For those who are into style and sophistication, of course, there is nowhere in Andalucía quite like Marbella. With a beach for every occasion, and a suitable restaurant, chiringuito or beach club always nearby, the sophisticated beachgoer knows exactly where to go to be where it’s at. From beachside cocktail parties, launches and private events to simple beach shacks, trendy sea-fronting nightclubs, posh restaurants and old favourites, the Marbella coastline offers it all. A variety of tastes and budgets are catered for, but if you really want to do it the Marbella way, you must be willing and able to party your way through the latest, hottest nightspots, spending the day on the beach recovering from the night’s exertions.

With waiter service, a refreshing blue sea and bronzing bodies around you it can’t exactly be described as a hardship, but come early enough and you’ll see joggers and yoga instructors rather than swimming children or tanning beauties. The stretch between Puerto Banús and Marbella is particularly noted for its trendy beaches and accompanying dining and nightspots, but in recent years they have been joined by high-profile beach clubs of the kind that created a sensation in such places as Florida and the Côte d’Azur. Here, shuttles take visitors to and from their yachts directly to the pool deck, restaurant and nightclub. If techno music is not your thing and a romantic beachside dinner accompanied by live music is more to your taste, there are beach clubs that bring style and setting together to great effect, proving that in Marbella it’s not what you do, but how you do it.

Scuba Diving

No coastal analysis could be complete without a look at scuba diving. The numbers and dedication of the people who practice this sport have grown so much that they are fast becoming a sub-market within the tourist industry. In fact, divers are to water what golfers are to dry land, but whereas Andalucía is a golfer’s paradise, it is not quite as famous for its diving. It’s hard to compete with the coral reefs of the Caribbean, the Red Sea or the Barrier Reef, but if you are in southern Spain there is no reason why you shouldn’t enjoy a bit of diving.

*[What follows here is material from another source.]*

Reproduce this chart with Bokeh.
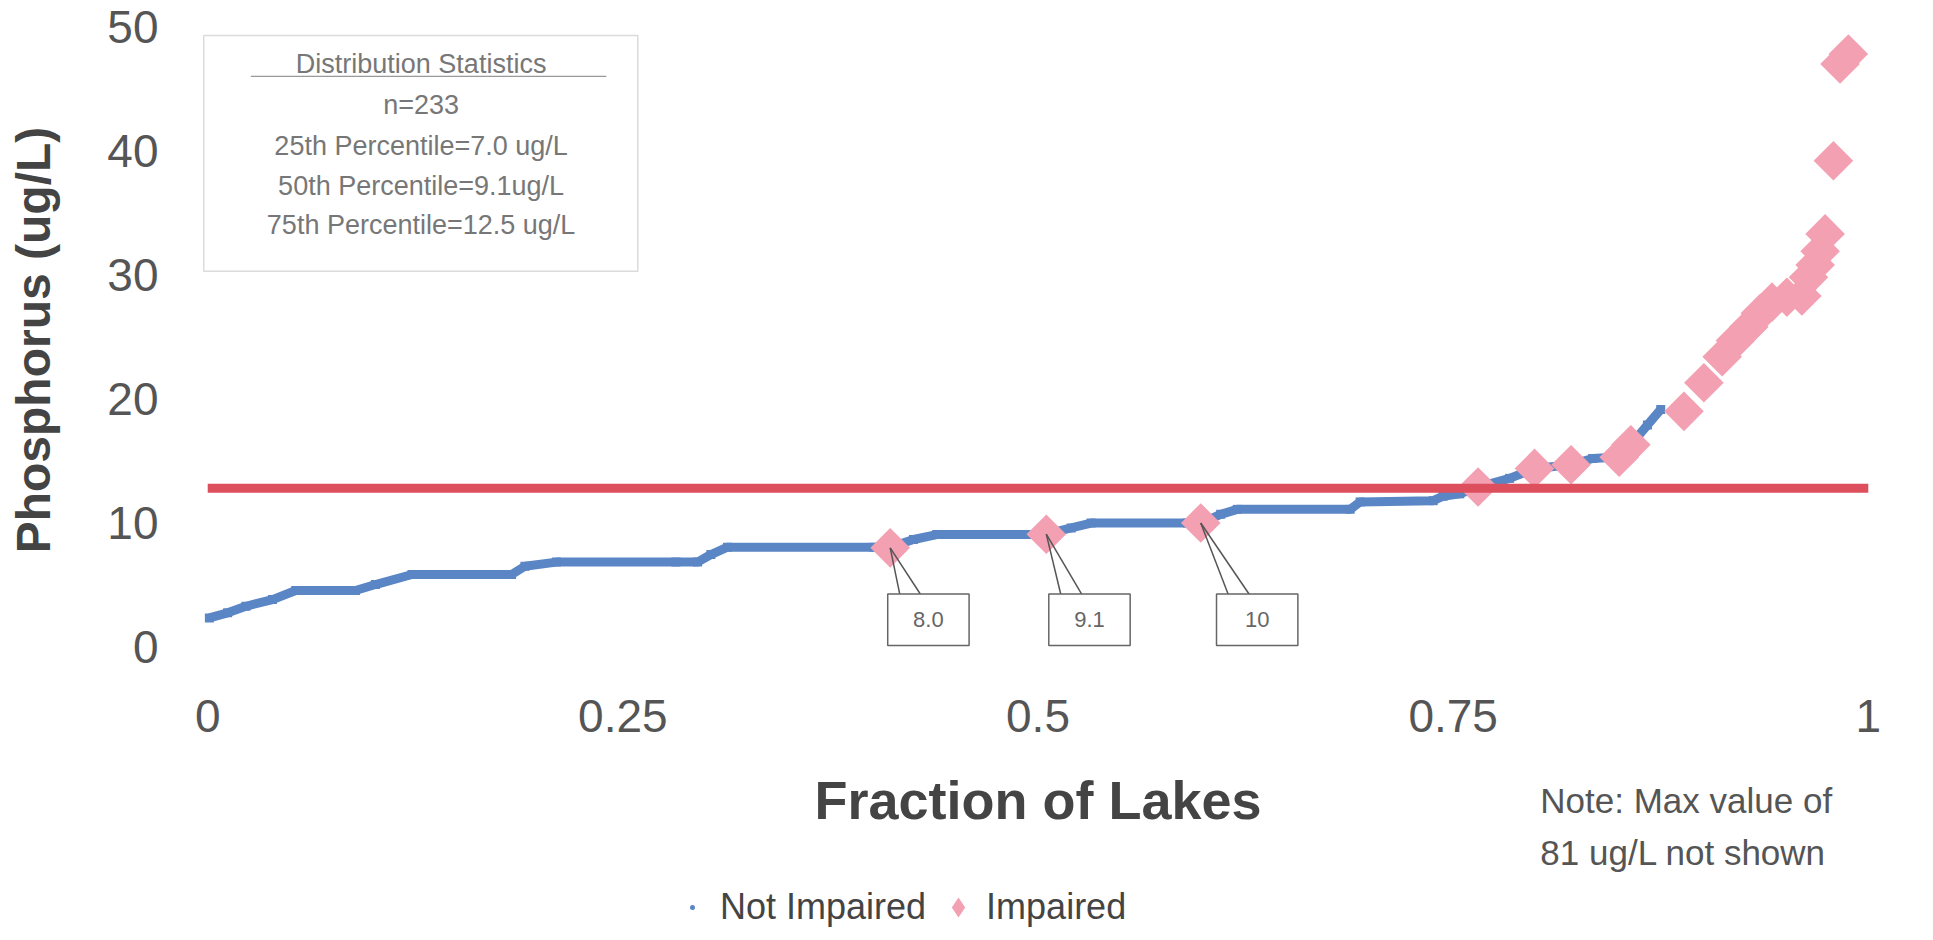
import math
from bokeh.plotting import figure
from bokeh.layouts import column
from bokeh.models import (FixedTicker, Label, BoxAnnotation, Legend, LegendItem, Range1d)
from bokeh.embed import file_html
from bokeh.resources import INLINE
from bokeh.core.properties import value

# ---------------- data ----------------
not_impaired_frac = [0.001, 0.012, 0.023, 0.039, 0.053, 0.089, 0.101, 0.123, 0.183, 0.191,
                     0.210, 0.282, 0.295, 0.303, 0.313, 0.401, 0.411, 0.425, 0.439, 0.493,
                     0.505, 0.520, 0.532, 0.590, 0.598, 0.610, 0.620, 0.688, 0.694, 0.738,
                     0.744, 0.754, 0.765, 0.784, 0.799, 0.821, 0.834, 0.847, 0.857, 0.867,
                     0.875]
not_impaired_phos = [2.35, 2.76, 3.29, 3.83, 4.56, 4.56, 5.04, 5.85, 5.85, 6.52,
                     6.85, 6.85, 6.85, 7.46, 8.05, 8.05, 8.05, 8.67, 9.07, 9.07,
                     9.1, 9.6, 10.0, 10.0, 10.0, 10.7, 11.1, 11.1, 11.7, 11.8,
                     12.16, 12.35, 12.9, 13.6, 14.4, 14.7, 15.2, 15.3, 16.3, 17.9,
                     19.15]

impaired_frac = [0.411, 0.505, 0.598, 0.765, 0.799, 0.821, 0.850, 0.857, 0.889, 0.901,
                 0.912, 0.920, 0.928, 0.935, 0.942, 0.951, 0.960, 0.964, 0.968, 0.971,
                 0.974, 0.979, 0.983, 0.988]
impaired_phos = [8.0, 9.1, 10.0, 12.9, 14.4, 14.7, 15.3, 16.3, 19.0, 21.3,
                 23.4, 24.7, 25.8, 26.9, 27.8, 28.2, 28.3, 29.8, 30.8, 31.9,
                 33.3, 39.2, 47.0, 47.8]

callout_labels = ["8.0", "9.1", "10"]
threshold = 12.8

x_ticks = [0, 0.25, 0.5, 0.75, 1]
x_tick_labels = ["0", "0.25", "0.5", "0.75", "1"]
y_ticks = [0, 10, 20, 30, 40, 50]

stats_lines = ["Distribution Statistics", "n=233", "25th Percentile=7.0 ug/L",
               "50th Percentile=9.1ug/L", "75th Percentile=12.5 ug/L"]
note_lines = ["Note: Max value of", "81 ug/L not shown"]
legend_labels = ["Not Impaired", "Impaired"]
x_title = "Fraction of Lakes"
y_title = "Phosphorus (ug/L)"

# ---------------- styles ----------------
BLUE = "#5b86c5"
PINK = "#f2a0b2"
RED = "#dd4f5c"
FONT = "Liberation Sans"
W = 1917
H1 = 755
H2 = 177

xr = Range1d(-0.02, 1.02)

p = figure(width=W, height=H1,
           x_range=xr, y_range=Range1d(-1, 50.5),
           output_backend="svg", toolbar_location=None,
           min_border_left=174, min_border_right=16,
           min_border_top=20, min_border_bottom=96)

p.outline_line_color = None
p.xgrid.visible = False
p.ygrid.visible = False

for ax in (p.xaxis[0], p.yaxis[0]):
    ax.axis_line_color = None
    ax.major_tick_line_color = None
    ax.minor_tick_line_color = None
    ax.major_label_text_font = FONT
    ax.major_label_text_color = "#555555"
    ax.axis_label_text_font = FONT
    ax.axis_label_text_font_style = "bold"
    ax.axis_label_text_color = "#444444"

p.xaxis.ticker = FixedTicker(ticks=x_ticks)
p.xaxis.major_label_overrides = {t: l for t, l in zip(x_ticks, x_tick_labels)}
p.xaxis.major_label_text_font_size = "46px"
p.xaxis.major_label_standoff = 34

p.yaxis.ticker = FixedTicker(ticks=y_ticks)
p.yaxis.major_label_text_font_size = "46px"
p.yaxis.major_label_standoff = 10
p.yaxis.axis_label = y_title
p.yaxis.axis_label_text_font_size = "48px"
p.yaxis.axis_label_standoff = 44

# not impaired curve
p.line(not_impaired_frac, not_impaired_phos, line_width=9, color=BLUE)
sq = p.scatter(not_impaired_frac, not_impaired_phos, marker="square", size=9,
               color=BLUE, line_color=None)

# impaired diamonds
dm = p.scatter(impaired_frac, impaired_phos, marker="square", angle=math.pi / 4,
               size=28, fill_color=PINK, line_color=None)

# reference line
p.segment(x0=x_ticks[0], x1=x_ticks[-1], y0=threshold, y1=threshold,
          line_width=9, color=RED)

# callouts
callout_dx = [0.023, 0.026, 0.034]
n_c = len(callout_labels)
box_x = [impaired_frac[i] + callout_dx[i] for i in range(n_c)]
wx, wy = [], []
for i in range(n_c):
    for off in (-0.017, -0.004):
        wx.append([impaired_frac[i], box_x[i] + off])
        wy.append([impaired_phos[i], 4.1])
p.multi_line(wx, wy, line_color="#555555", line_width=1.5)
p.rect(x=box_x, y=[2.2] * n_c, width=0.049, height=4.15,
       fill_color="white", line_color="#666666", line_width=1.5)
p.text(x=box_x, y=[2.2] * n_c, text=callout_labels, text_align="center",
       text_baseline="middle", text_font=value(FONT), text_font_size="22px",
       text_color="#666666")

# statistics box
p.add_layout(BoxAnnotation(left=-0.0024, right=0.259, top=49.3, bottom=30.3,
                           fill_alpha=0, line_color="#888888", line_width=1.5))
stat_y = [47.0, 43.7, 40.4, 37.2, 34.0]
for txt, yy in zip(stats_lines, stat_y):
    p.add_layout(Label(x=0.1285, y=yy, text=txt, text_align="center",
                       text_baseline="middle", text_font=FONT,
                       text_font_size="27px", text_color="#777777"))
p.segment(x0=0.026, x1=0.240, y0=46.0, y1=46.0, line_color="#999999", line_width=1.2)

# ---------------- lower strip: axis title, note, legend ----------------
q = figure(width=W, height=H2, x_range=xr, y_range=Range1d(H1 + H2, H1),
           output_backend="svg", toolbar_location=None,
           min_border_left=174, min_border_right=16, min_border_top=0, min_border_bottom=0)
q.axis.visible = False
q.xgrid.visible = False
q.ygrid.visible = False
q.outline_line_color = None

q.text(x=[0.5], y=[799], text=[x_title], text_align="center", text_baseline="middle",
       text_font=value(FONT), text_font_style="bold", text_font_size="54px",
       text_color="#444444")
q.text(x=[0.8025, 0.8025], y=[800, 852], text=note_lines, text_align="left",
       text_baseline="middle", text_font=value(FONT), text_font_size="35px",
       text_color="#555555")

# legend glyph carriers (kept outside the visible range)
lg_sq = q.scatter(x=[-0.5], y=[800], marker="dot", size=20, color=BLUE, line_color=BLUE)
lg_dm = q.scatter(x=[-0.5], y=[800], marker="diamond", size=20,
                  fill_color=PINK, line_color=None)
legend = Legend(items=[LegendItem(label=legend_labels[0], renderers=[lg_sq]),
                       LegendItem(label=legend_labels[1], renderers=[lg_dm])],
                location=(493, 0), orientation="horizontal",
                label_text_font=FONT, label_text_font_size="36px",
                label_text_color="#444444", glyph_width=50, glyph_height=50,
                label_standoff=3, spacing=7, padding=0, margin=0,
                border_line_color=None, background_fill_alpha=0)
q.add_layout(legend)

layout = column(p, q, spacing=0)
open("out.html", "w").write(file_html(layout, INLINE))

The part of the coast that is best suited to diving is the Costa Tropical, situated about an hour and a half’s drive east of Marbella, but markedly different in character due to massive cliffs that plunge from great heights headlong into the sea. Small coves with pretty, sandy beaches and water that is both warm and aquamarine in colour create the right conditions for a diving expedition. The clarity of the water combines with the variety of things to see, from schools of fish and banks of anemones to a liberal distribution of shipwrecks. With all those Spanish Galleons down there, it would be hard to imagine there isn’t still some bullion waiting to be discovered, but these days the wrecks serve mostly as homes to a wide variety of sea creatures.

Open nature

Finally, if open nature—or for that matter, naturism—is your interest and you like to get as far away from the crowds as possible, go to the far eastern corner of the Andalusian coastline, and you will be amazed how peaceful it suddenly becomes. No cars, radios, televisions, computer games…just birds and wind. Within the sanctuary of a national park lays the practically surreal landscape of Cabo de Gata, in the province of Almería. Untouched by most tourists, save nudists, hippies and nature lovers, the Cabo de Gata offers an opportunity to get to grips with an altogether different kind of coast. There are no waiters or stylish restaurants here, not even snack bars, but surrounded by the beauty of nature and the ability to let all the everyday things go, it—like all the other sections of the coast—offers its own rewards.